Hal tersebut disampaikan oleh Direktur Riset Center of Reform on Economics (CORE) Piter Abdullah. Ia mengatakan pinjaman luar negeri memiliki dua fungsi. Fungsi pertama pinjaman luar negeri adalah untuk menambah surplus neraca modal di tengah kondisi neraca transaksi berjalan yang saat ini mengalami defisit sebesar 3 persen dari PDB.
Adapun fungsi kedua utang luar negeri adalah untuk menjaga hubungan dengan menciptakan rujukan bagi pasar pinjaman luar negeri. Dua hal itu yang menjadi landasan mengapa pemerintah masih menarik pinjaman luar negeri meski saat ini pemerintah terus memprioritaskan SBN.
Terkait dengan defisit, Piter menilai perlu dipastikan terlebih dahulu seberapa besar selisih antara target dan realisasi penerimaan pajak. "Defisit dapat diyakini melebar berdasarkan proyeksi besarnya shortfall atau tidak tercapainya penerimaan pajak," ujarnya, Ahad, 13 Oktober 2019.

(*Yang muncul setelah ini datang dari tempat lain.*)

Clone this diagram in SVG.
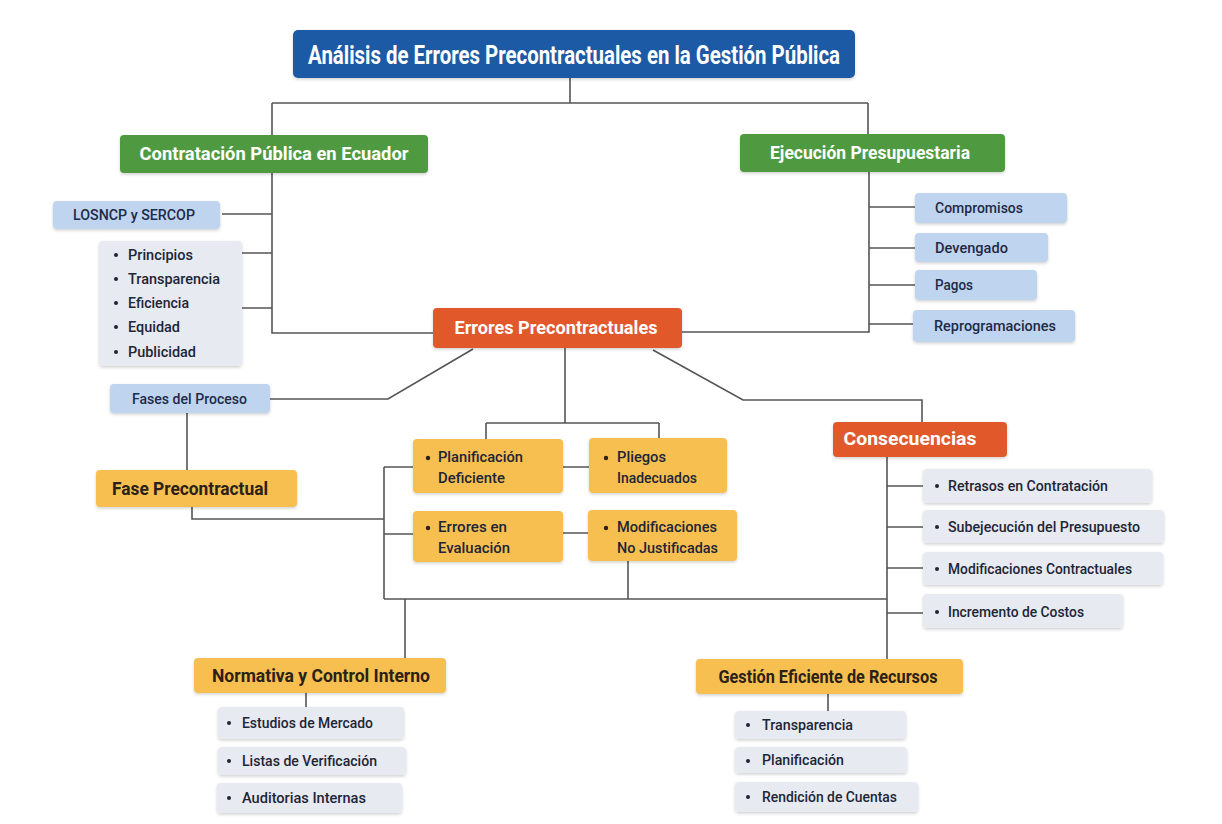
<svg xmlns="http://www.w3.org/2000/svg" width="1222" height="824" viewBox="0 0 1222 824">
<defs>
<filter id="sh" x="-10%" y="-20%" width="120%" height="150%">
<feDropShadow dx="0" dy="1.5" stdDeviation="1.5" flood-color="#000" flood-opacity="0.18"/>
</filter>
</defs>
<style>
text{font-family:Roboto,"Liberation Sans",sans-serif;dominant-baseline:central}
.hd{font-weight:700;fill:#fff;text-anchor:middle;font-size:18.5px}
.hy{font-weight:700;fill:#2a2118;text-anchor:middle;font-size:17.5px}
.it{font-weight:500;fill:#1e2536;font-size:15.5px}
.ib{font-weight:500;fill:#1e2a48;font-size:15.5px}
.blue{fill:#1f5aa5}
.green{fill:#4f9a40}
.orange{fill:#e1592b}
.yellow{fill:#f7bf50}
.lb{fill:#bfd5ef}
.gr{fill:#e7eaf1}
.box{filter:url(#sh)}
.con{fill:none;stroke:#555;stroke-width:1.6}
</style>
<rect width="1222" height="824" fill="#fff"/>

<g id="connectors">
<path class="con" d="M570 78V103M272 103H868M272 103V135M868 103V134"/>
<path class="con" d="M272 173V333H433M222 214H272M242 253H272M242 308H272"/>
<path class="con" d="M869 172V332H682M869 207H915M869 248H915M869 285H915M869 324H913"/>
<path class="con" d="M270 399H388L473 349M187 413V470"/>
<path class="con" d="M565 348V423M486 423H659M486 423V439M659 423V438"/>
<path class="con" d="M653 350L743 400H922V422"/>
<path class="con" d="M887 457V659M887 486H923M887 527H923M887 568H923M887 613H923"/>
<path class="con" d="M384 467V599M384 467H413M384 534H413M192 507V519H384"/>
<path class="con" d="M563 467H589M563 533H588M628 561V599M384 599H887M405 599V658"/>
<path class="con" d="M306 693V707M828 694V711"/>
</g>

<g id="title">
<rect class="box blue" x="293" y="30" width="562" height="48" rx="5"/>
<text class="hd" x="574" y="55" font-size="25" textLength="532" lengthAdjust="spacingAndGlyphs" style="font-size:25px">Análisis de Errores Precontractuales en la Gestión Pública</text>
</g>

<g id="contratacion">
<rect class="box green" x="120" y="135" width="308" height="38" rx="4"/>
<text class="hd" x="274" y="154" textLength="269" lengthAdjust="spacingAndGlyphs">Contratación Pública en Ecuador</text>
</g>

<g id="ejecucion">
<rect class="box green" x="740" y="134" width="265" height="38" rx="4"/>
<text class="hd" x="870" y="153" textLength="200" lengthAdjust="spacingAndGlyphs">Ejecución Presupuestaria</text>
</g>

<g id="losncp">
<rect class="box lb" x="53" y="201" width="167" height="28" rx="4"/>
<text class="ib" x="73" y="215" textLength="122" lengthAdjust="spacingAndGlyphs">LOSNCP y SERCOP</text>
</g>

<g id="principios">
<rect class="box gr" x="99" y="241" width="143" height="125" rx="4"/>
<circle cx="116" cy="255" r="2" fill="#1e2536"/><text class="it" x="128" y="255" textLength="65" lengthAdjust="spacingAndGlyphs">Principios</text>
<circle cx="116" cy="279" r="2" fill="#1e2536"/><text class="it" x="128" y="279" textLength="92" lengthAdjust="spacingAndGlyphs">Transparencia</text>
<circle cx="116" cy="303" r="2" fill="#1e2536"/><text class="it" x="128" y="303" textLength="61" lengthAdjust="spacingAndGlyphs">Eficiencia</text>
<circle cx="116" cy="327" r="2" fill="#1e2536"/><text class="it" x="128" y="327" textLength="52" lengthAdjust="spacingAndGlyphs">Equidad</text>
<circle cx="116" cy="352" r="2" fill="#1e2536"/><text class="it" x="128" y="352" textLength="68" lengthAdjust="spacingAndGlyphs">Publicidad</text>
</g>

<g id="fases">
<rect class="box lb" x="110" y="384" width="160" height="29" rx="4"/>
<text class="ib" x="132" y="399" textLength="115" lengthAdjust="spacingAndGlyphs">Fases del Proceso</text>
</g>

<g id="compromisos">
<rect class="box lb" x="915" y="193" width="152" height="30" rx="4"/>
<text class="ib" x="935" y="208" textLength="88" lengthAdjust="spacingAndGlyphs">Compromisos</text>
</g>
<g id="devengado">
<rect class="box lb" x="915" y="233" width="133" height="29" rx="4"/>
<text class="ib" x="935" y="248" textLength="73" lengthAdjust="spacingAndGlyphs">Devengado</text>
</g>
<g id="pagos">
<rect class="box lb" x="915" y="270" width="122" height="30" rx="4"/>
<text class="ib" x="935" y="285" textLength="38" lengthAdjust="spacingAndGlyphs">Pagos</text>
</g>
<g id="reprogramaciones">
<rect class="box lb" x="913" y="310" width="162" height="32" rx="4"/>
<text class="ib" x="934" y="326" textLength="122" lengthAdjust="spacingAndGlyphs">Reprogramaciones</text>
</g>

<g id="errores">
<rect class="box orange" x="433" y="308" width="249" height="40" rx="4"/>
<text class="hd" x="556" y="328" textLength="203" lengthAdjust="spacingAndGlyphs">Errores Precontractuales</text>
</g>

<g id="fase-precontractual">
<rect class="box yellow" x="96" y="470" width="201" height="37" rx="4"/>
<text class="hy" x="190" y="489" textLength="156" lengthAdjust="spacingAndGlyphs">Fase Precontractual</text>
</g>

<g id="planificacion-deficiente">
<rect class="box yellow" x="413" y="439" width="150" height="54" rx="4"/>
<circle cx="428" cy="458" r="2.2" fill="#2a2118"/>
<text class="it" x="438" y="457" textLength="85" lengthAdjust="spacingAndGlyphs">Planificación</text>
<text class="it" x="438" y="478" textLength="67" lengthAdjust="spacingAndGlyphs">Deficiente</text>
</g>
<g id="pliegos">
<rect class="box yellow" x="589" y="438" width="138" height="55" rx="4"/>
<circle cx="606" cy="458" r="2.2" fill="#2a2118"/>
<text class="it" x="617" y="457" textLength="49" lengthAdjust="spacingAndGlyphs">Pliegos</text>
<text class="it" x="617" y="478" textLength="80" lengthAdjust="spacingAndGlyphs">Inadecuados</text>
</g>
<g id="errores-evaluacion">
<rect class="box yellow" x="413" y="511" width="150" height="51" rx="4"/>
<circle cx="428" cy="528" r="2.2" fill="#2a2118"/>
<text class="it" x="438" y="527" textLength="69" lengthAdjust="spacingAndGlyphs">Errores en</text>
<text class="it" x="438" y="548" textLength="72" lengthAdjust="spacingAndGlyphs">Evaluación</text>
</g>
<g id="modificaciones">
<rect class="box yellow" x="588" y="510" width="149" height="51" rx="4"/>
<circle cx="606" cy="528" r="2.2" fill="#2a2118"/>
<text class="it" x="617" y="527" textLength="100" lengthAdjust="spacingAndGlyphs">Modificaciones</text>
<text class="it" x="617" y="548" textLength="101" lengthAdjust="spacingAndGlyphs">No Justificadas</text>
</g>

<g id="consecuencias">
<rect class="box orange" x="833" y="422" width="174" height="35" rx="4"/>
<text class="hd" x="910" y="439" textLength="133" lengthAdjust="spacingAndGlyphs">Consecuencias</text>
</g>
<g id="retrasos">
<rect class="box gr" x="923" y="469" width="229" height="34" rx="4"/>
<circle cx="937" cy="486" r="2" fill="#1e2536"/>
<text class="it" x="948" y="486" textLength="160" lengthAdjust="spacingAndGlyphs">Retrasos en Contratación</text>
</g>
<g id="subejecucion">
<rect class="box gr" x="923" y="510" width="241" height="33" rx="4"/>
<circle cx="937" cy="527" r="2" fill="#1e2536"/>
<text class="it" x="948" y="527" textLength="192" lengthAdjust="spacingAndGlyphs">Subejecución del Presupuesto</text>
</g>
<g id="modificaciones-contractuales">
<rect class="box gr" x="923" y="552" width="240" height="33" rx="4"/>
<circle cx="937" cy="569" r="2" fill="#1e2536"/>
<text class="it" x="948" y="569" textLength="184" lengthAdjust="spacingAndGlyphs">Modificaciones Contractuales</text>
</g>
<g id="incremento">
<rect class="box gr" x="923" y="594" width="200" height="34" rx="4"/>
<circle cx="937" cy="612" r="2" fill="#1e2536"/>
<text class="it" x="948" y="612" textLength="136" lengthAdjust="spacingAndGlyphs">Incremento de Costos</text>
</g>

<g id="normativa">
<rect class="box yellow" x="194" y="658" width="252" height="35" rx="4"/>
<text class="hy" x="321" y="676" textLength="218" lengthAdjust="spacingAndGlyphs">Normativa y Control Interno</text>
</g>
<g id="estudios">
<rect class="box gr" x="218" y="707" width="186" height="32" rx="4"/>
<circle cx="229" cy="723" r="2" fill="#1e2536"/>
<text class="it" x="242" y="723" textLength="131" lengthAdjust="spacingAndGlyphs">Estudios de Mercado</text>
</g>
<g id="listas">
<rect class="box gr" x="218" y="747" width="188" height="28" rx="4"/>
<circle cx="229" cy="761" r="2" fill="#1e2536"/>
<text class="it" x="242" y="761" textLength="135" lengthAdjust="spacingAndGlyphs">Listas de Verificación</text>
</g>
<g id="auditorias">
<rect class="box gr" x="217" y="783" width="185" height="30" rx="4"/>
<circle cx="229" cy="798" r="2" fill="#1e2536"/>
<text class="it" x="242" y="798" textLength="124" lengthAdjust="spacingAndGlyphs">Auditorias Internas</text>
</g>

<g id="gestion">
<rect class="box yellow" x="696" y="659" width="267" height="35" rx="4"/>
<text class="hy" x="828" y="677" textLength="219" lengthAdjust="spacingAndGlyphs">Gestión Eficiente de Recursos</text>
</g>
<g id="transparencia">
<rect class="box gr" x="735" y="711" width="171" height="28" rx="4"/>
<circle cx="748" cy="725" r="2" fill="#1e2536"/>
<text class="it" x="762" y="725" textLength="91" lengthAdjust="spacingAndGlyphs">Transparencia</text>
</g>
<g id="planificacion">
<rect class="box gr" x="735" y="747" width="172" height="26" rx="4"/>
<circle cx="748" cy="761" r="2" fill="#1e2536"/>
<text class="it" x="762" y="760" textLength="82" lengthAdjust="spacingAndGlyphs">Planificación</text>
</g>
<g id="rendicion">
<rect class="box gr" x="735" y="782" width="183" height="30" rx="4"/>
<circle cx="748" cy="797" r="2" fill="#1e2536"/>
<text class="it" x="762" y="797" textLength="135" lengthAdjust="spacingAndGlyphs">Rendición de Cuentas</text>
</g>
</svg>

Apabila penerimaan pajak dan defisit APBN memang diproyeksikan melebar, maka pemerintah berpotensi untuk menarik utang lebih banyak baik melalui SBN maupun utang luar negeri. Walhasil, kata Piter, utang pemerintah bisa jadi dari luar maupun dalam negeri. "Prioritas utang domestik melalui SBN tetapi di sisi lain pemerintah akan tetap melakukan utang luar negeri," ujarnya.
Data Direktorat Jenderal Pengelolaan Pembiayaan dan Risiko Kementerian Keuangan per 9 Oktober 2019 menunjukkan bahwa penarikan utang melalui SBN secara bruto sudah mencapai Rp 759,22 triliun. Angka itu setara dengan 90,19 persen dari target sebesar Rp 841,78 triliun.
Secara netto, penarikan utang melalui SBN telah mencapai Rp 354,63 triliun atau 92,88 persen dari target yang mencapai Rp 381,83 triliun. Utang luar negeri dalam bentuk tunai diproyeksikan meningkat dari target sebesar Rp 30 triliun menjadi Rp 44,16 triliun atau 147,2 persen dari target.
Laporan semester I APBN 2019 menuliskan bahwa pemerintah telah menjajaki potensi penarikan pinjaman tunai sebesar US$1 miliar hingga US$2 miliar yang rencananya akan ditarik pada kuartal IV/2019. Pinjaman tersebut berfungsi sebagai buffer untuk pembiayaan.
Sebelumnya, Direktur Strategi dan Portofolio Pembiayaan DJPPR Riko Amir mengungkapkan bahwa penarikan pinjaman luar negeri tunai tersebut berpotensi ditunda apabila penerimaan mulai membaik dan tidak ada lagi pelebaran defisit. Saat ini, defisit APBN diproyeksikan mencapai 1,93 persen dari PDB.
Penarikan utang pada sisa tahun 2019 bakal sangat bergantung pada biaya dan risiko yang perlu ditanggung pemerintah dari penarikan kedua jenis utang tersebut.